Task directions: In this exercise, the entries below include pictures. Repeat exactly the lines from the line with "Output the Python" to the line with "from matplotlib.ticker import", including both, but without the pictures.

++++ Recorded information ++++

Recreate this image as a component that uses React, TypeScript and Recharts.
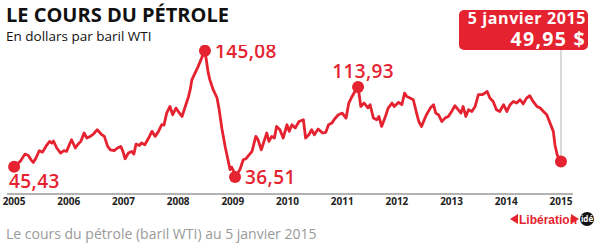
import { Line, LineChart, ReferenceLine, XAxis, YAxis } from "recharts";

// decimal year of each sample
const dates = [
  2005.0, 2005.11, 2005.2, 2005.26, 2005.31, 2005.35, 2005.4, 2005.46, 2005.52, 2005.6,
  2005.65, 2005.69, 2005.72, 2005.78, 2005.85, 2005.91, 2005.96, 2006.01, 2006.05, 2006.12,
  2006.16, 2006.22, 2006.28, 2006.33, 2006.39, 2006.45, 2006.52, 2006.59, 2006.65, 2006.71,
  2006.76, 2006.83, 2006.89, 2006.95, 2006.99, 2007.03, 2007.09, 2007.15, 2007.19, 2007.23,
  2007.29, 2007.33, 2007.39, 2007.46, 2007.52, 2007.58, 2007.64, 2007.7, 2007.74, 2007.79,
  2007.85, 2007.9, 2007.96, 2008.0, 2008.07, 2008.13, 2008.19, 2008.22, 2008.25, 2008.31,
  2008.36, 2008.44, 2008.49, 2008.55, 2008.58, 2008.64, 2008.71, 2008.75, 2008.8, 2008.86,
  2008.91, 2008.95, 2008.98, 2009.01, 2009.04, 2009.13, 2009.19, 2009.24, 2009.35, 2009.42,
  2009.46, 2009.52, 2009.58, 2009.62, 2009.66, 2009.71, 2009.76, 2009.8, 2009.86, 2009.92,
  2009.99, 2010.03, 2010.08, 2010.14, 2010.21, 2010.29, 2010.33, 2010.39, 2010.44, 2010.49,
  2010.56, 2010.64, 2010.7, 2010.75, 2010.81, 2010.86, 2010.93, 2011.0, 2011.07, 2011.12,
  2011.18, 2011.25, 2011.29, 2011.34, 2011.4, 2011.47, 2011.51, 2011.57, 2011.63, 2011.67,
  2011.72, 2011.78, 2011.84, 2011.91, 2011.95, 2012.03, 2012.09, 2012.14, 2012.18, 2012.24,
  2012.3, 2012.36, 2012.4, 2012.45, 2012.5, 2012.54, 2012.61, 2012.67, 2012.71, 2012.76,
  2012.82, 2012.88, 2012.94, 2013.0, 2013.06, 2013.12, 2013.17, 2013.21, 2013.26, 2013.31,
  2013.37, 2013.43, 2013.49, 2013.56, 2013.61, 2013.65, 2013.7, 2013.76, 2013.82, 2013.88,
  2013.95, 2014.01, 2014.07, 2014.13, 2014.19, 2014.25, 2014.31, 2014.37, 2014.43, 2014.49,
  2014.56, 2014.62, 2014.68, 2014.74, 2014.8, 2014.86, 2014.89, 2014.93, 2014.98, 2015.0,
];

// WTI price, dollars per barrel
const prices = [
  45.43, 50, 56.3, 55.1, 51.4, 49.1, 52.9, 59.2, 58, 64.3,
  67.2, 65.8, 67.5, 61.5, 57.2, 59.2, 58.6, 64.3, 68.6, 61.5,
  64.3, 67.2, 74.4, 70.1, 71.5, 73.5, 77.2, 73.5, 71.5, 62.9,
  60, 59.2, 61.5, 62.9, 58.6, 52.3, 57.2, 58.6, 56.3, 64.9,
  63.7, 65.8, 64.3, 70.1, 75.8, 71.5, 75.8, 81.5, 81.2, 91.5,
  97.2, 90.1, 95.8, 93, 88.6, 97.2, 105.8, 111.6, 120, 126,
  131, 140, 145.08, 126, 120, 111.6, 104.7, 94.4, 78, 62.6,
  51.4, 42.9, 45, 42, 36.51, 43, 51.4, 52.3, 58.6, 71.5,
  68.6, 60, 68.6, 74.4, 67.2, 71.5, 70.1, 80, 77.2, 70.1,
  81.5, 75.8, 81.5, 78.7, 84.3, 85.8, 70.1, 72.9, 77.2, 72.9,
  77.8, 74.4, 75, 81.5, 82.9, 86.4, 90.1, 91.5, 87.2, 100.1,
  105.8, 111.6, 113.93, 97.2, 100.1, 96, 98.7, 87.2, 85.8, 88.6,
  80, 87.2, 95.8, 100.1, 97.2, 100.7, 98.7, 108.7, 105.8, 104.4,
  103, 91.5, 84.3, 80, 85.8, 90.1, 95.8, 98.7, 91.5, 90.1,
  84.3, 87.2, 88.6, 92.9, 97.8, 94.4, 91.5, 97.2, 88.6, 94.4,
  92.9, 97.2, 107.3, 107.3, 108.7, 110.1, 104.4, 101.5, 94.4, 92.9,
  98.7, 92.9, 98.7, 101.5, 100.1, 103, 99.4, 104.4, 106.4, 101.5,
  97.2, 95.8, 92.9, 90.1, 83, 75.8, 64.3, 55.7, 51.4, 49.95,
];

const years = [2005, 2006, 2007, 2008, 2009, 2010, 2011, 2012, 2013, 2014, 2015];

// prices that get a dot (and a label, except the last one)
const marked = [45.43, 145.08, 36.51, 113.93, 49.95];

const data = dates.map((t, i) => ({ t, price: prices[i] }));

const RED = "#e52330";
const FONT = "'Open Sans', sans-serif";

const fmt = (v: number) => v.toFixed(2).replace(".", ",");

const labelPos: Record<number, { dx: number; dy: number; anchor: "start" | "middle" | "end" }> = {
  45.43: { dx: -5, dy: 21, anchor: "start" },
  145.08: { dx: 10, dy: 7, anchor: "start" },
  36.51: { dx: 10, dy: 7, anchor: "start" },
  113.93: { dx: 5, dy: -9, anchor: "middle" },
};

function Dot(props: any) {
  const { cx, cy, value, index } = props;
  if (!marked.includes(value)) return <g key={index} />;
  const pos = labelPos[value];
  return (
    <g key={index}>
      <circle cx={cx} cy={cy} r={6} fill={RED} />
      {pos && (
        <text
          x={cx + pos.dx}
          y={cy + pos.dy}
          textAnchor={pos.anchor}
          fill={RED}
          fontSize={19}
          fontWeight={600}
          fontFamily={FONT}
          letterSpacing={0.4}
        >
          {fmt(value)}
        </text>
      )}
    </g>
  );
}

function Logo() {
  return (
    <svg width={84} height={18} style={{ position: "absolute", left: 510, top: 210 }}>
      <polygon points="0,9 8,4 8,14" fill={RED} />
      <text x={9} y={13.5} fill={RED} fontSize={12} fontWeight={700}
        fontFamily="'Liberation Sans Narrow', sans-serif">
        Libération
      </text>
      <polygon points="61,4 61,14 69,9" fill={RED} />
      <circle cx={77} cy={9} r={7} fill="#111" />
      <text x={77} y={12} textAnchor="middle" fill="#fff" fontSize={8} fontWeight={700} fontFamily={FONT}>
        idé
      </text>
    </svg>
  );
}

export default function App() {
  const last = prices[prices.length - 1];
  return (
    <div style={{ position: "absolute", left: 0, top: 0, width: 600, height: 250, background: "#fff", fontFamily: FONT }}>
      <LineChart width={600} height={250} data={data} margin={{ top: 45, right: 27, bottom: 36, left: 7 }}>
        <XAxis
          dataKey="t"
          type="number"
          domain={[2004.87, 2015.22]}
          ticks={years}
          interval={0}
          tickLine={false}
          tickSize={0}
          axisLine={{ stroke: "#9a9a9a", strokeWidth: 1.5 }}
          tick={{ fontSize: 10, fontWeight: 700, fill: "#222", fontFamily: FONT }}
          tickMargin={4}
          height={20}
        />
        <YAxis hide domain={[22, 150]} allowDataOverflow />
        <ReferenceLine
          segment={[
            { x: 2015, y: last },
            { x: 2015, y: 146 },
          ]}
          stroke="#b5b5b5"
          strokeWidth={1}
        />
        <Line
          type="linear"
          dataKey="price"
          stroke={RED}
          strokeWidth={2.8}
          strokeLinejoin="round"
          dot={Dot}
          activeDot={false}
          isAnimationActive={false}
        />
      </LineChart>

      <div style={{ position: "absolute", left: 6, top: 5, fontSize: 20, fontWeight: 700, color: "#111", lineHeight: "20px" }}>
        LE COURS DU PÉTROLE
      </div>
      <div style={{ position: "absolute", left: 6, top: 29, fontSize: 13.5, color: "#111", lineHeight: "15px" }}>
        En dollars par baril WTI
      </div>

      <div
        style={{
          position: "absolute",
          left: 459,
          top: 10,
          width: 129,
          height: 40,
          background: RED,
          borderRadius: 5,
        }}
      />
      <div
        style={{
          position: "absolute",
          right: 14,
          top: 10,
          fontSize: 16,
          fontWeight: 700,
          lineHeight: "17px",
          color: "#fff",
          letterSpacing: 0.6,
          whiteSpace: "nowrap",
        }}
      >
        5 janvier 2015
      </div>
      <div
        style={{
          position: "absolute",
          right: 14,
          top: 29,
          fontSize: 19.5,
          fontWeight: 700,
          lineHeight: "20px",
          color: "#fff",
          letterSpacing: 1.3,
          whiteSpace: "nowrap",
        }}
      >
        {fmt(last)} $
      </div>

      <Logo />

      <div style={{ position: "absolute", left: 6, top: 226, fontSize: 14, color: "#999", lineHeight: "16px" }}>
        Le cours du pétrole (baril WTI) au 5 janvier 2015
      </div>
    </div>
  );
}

++++
++++ Recorded information ++++

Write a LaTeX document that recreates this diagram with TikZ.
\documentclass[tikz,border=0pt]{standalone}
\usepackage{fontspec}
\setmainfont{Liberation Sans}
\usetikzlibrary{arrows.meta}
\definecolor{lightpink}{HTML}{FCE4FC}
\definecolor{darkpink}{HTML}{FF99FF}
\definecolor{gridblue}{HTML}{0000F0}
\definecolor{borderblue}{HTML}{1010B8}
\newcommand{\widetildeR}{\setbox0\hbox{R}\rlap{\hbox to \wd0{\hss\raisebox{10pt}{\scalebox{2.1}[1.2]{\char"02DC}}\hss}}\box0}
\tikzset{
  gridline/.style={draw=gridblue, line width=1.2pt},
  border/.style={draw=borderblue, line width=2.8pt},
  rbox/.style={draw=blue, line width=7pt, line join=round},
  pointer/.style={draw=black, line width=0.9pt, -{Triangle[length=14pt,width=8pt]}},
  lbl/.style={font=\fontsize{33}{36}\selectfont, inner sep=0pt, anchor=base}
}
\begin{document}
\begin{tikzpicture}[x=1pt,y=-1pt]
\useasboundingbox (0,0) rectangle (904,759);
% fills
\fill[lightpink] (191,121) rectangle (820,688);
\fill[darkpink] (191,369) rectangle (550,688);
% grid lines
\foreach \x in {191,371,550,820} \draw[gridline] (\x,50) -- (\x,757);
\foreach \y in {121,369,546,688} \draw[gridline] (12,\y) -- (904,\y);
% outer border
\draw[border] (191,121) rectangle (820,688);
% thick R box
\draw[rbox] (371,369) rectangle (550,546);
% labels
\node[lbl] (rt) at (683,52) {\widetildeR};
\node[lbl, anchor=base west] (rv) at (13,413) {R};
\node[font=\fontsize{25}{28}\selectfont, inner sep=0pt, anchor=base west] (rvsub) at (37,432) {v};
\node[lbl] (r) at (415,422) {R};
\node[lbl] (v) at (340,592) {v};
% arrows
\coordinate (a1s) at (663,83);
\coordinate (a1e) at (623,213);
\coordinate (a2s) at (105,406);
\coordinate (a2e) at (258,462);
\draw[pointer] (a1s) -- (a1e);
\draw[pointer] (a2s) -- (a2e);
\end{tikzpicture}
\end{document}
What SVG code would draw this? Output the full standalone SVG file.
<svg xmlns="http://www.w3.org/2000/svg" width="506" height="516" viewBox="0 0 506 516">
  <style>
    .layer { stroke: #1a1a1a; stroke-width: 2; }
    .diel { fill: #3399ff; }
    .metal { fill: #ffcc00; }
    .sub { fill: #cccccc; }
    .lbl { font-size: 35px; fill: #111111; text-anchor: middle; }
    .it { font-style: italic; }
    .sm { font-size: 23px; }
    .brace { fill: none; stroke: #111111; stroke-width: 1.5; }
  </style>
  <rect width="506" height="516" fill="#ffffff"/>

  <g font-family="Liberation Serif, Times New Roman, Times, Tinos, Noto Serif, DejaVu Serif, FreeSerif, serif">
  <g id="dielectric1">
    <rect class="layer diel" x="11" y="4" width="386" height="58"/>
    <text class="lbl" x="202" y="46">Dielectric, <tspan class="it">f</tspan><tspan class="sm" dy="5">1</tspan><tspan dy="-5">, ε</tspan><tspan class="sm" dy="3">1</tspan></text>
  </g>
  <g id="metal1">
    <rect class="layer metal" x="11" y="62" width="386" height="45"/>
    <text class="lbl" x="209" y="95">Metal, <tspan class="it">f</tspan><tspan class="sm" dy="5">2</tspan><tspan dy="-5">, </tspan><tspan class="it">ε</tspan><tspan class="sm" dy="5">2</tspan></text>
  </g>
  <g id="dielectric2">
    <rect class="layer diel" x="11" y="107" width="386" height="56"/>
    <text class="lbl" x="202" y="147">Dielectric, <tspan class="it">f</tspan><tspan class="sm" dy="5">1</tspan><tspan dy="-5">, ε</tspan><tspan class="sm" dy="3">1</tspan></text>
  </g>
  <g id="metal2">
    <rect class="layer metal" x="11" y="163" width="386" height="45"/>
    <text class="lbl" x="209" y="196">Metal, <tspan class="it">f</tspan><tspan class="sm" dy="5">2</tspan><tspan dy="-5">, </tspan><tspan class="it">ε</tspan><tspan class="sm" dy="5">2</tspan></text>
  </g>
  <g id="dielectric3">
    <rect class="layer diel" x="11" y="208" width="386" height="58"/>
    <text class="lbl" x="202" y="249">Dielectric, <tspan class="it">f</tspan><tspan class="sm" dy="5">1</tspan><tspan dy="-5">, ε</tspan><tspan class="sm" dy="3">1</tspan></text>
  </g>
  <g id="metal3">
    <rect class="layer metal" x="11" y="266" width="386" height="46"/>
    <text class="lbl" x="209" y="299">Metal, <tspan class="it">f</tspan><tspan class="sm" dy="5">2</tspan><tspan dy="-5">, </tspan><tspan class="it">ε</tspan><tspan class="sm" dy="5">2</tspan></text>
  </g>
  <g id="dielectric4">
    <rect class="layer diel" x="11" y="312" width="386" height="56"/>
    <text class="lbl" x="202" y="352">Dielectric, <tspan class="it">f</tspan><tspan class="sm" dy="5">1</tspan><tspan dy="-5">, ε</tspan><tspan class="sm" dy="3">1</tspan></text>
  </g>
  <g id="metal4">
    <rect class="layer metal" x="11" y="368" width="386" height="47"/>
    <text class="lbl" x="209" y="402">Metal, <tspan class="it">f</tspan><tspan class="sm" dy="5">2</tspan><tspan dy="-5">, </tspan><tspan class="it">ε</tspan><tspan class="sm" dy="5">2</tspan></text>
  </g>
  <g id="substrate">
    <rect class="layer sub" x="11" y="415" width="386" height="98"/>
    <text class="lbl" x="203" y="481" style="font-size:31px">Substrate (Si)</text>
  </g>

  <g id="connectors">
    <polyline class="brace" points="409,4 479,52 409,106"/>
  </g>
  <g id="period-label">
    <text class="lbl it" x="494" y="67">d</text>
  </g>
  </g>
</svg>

++++
++++ Recorded information ++++

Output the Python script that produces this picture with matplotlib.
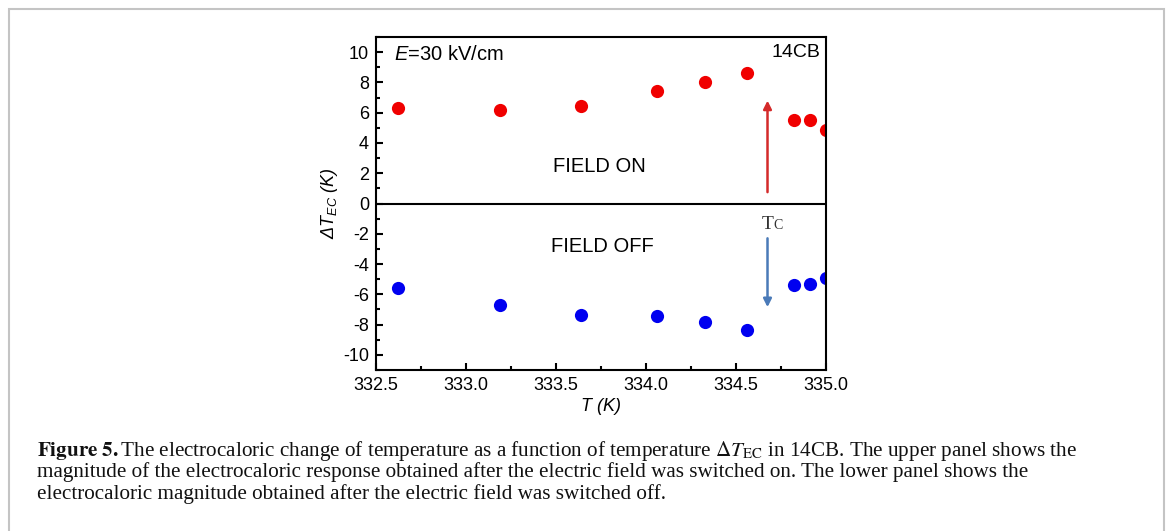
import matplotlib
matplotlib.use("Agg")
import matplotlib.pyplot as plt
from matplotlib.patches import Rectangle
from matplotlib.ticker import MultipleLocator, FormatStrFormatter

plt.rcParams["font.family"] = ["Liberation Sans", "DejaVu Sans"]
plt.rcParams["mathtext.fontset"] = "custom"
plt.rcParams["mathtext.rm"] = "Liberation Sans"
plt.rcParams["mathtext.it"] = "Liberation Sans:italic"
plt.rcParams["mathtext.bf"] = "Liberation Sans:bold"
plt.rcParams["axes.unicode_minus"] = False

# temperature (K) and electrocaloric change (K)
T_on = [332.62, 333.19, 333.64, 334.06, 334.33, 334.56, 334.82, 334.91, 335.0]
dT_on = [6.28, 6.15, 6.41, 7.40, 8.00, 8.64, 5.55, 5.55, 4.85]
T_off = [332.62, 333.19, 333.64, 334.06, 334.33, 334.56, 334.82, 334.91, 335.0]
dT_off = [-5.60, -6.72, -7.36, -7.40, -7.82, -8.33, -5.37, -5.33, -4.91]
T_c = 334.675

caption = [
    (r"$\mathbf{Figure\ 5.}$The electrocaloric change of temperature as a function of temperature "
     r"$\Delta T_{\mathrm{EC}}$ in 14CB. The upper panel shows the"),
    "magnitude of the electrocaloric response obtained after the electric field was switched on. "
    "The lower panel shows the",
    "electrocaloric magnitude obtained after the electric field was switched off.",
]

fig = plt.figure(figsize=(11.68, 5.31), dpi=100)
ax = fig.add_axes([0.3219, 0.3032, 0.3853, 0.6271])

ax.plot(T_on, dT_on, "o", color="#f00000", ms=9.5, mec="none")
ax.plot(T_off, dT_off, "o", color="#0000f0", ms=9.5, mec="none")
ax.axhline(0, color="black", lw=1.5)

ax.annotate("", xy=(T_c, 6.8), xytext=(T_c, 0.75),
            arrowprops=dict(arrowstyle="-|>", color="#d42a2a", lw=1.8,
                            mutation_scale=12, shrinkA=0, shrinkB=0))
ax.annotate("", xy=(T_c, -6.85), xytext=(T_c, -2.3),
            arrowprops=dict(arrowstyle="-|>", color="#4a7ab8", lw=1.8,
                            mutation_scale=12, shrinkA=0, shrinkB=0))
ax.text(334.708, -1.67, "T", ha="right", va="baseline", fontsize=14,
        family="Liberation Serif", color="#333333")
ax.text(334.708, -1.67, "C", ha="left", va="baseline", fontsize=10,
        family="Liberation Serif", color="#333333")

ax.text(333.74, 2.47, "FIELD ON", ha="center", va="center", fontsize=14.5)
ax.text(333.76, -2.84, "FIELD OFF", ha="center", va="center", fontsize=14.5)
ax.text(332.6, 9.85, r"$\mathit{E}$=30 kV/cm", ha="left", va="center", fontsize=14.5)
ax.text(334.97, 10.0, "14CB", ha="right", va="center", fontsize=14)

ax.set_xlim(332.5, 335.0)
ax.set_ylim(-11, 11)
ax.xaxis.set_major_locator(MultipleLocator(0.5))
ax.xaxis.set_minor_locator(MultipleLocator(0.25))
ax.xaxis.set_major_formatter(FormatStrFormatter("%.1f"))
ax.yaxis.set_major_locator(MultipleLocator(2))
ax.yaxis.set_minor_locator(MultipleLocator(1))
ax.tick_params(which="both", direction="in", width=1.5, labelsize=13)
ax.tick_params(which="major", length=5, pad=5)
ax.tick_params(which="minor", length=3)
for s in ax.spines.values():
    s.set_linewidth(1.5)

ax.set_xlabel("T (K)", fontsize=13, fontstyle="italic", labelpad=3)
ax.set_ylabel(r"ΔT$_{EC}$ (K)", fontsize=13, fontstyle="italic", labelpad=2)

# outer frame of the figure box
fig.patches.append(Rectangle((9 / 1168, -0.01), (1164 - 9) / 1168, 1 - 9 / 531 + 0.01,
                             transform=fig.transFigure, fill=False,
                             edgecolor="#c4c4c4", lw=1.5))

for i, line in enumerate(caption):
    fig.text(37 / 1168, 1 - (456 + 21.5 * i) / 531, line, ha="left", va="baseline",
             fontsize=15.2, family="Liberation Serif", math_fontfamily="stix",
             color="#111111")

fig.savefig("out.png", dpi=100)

++++

Written response:
Output the Python script that produces this picture with matplotlib.
import matplotlib
matplotlib.use("Agg")
import matplotlib.pyplot as plt
from matplotlib.patches import Rectangle
from matplotlib.ticker import MultipleLocator, FormatStrFormatter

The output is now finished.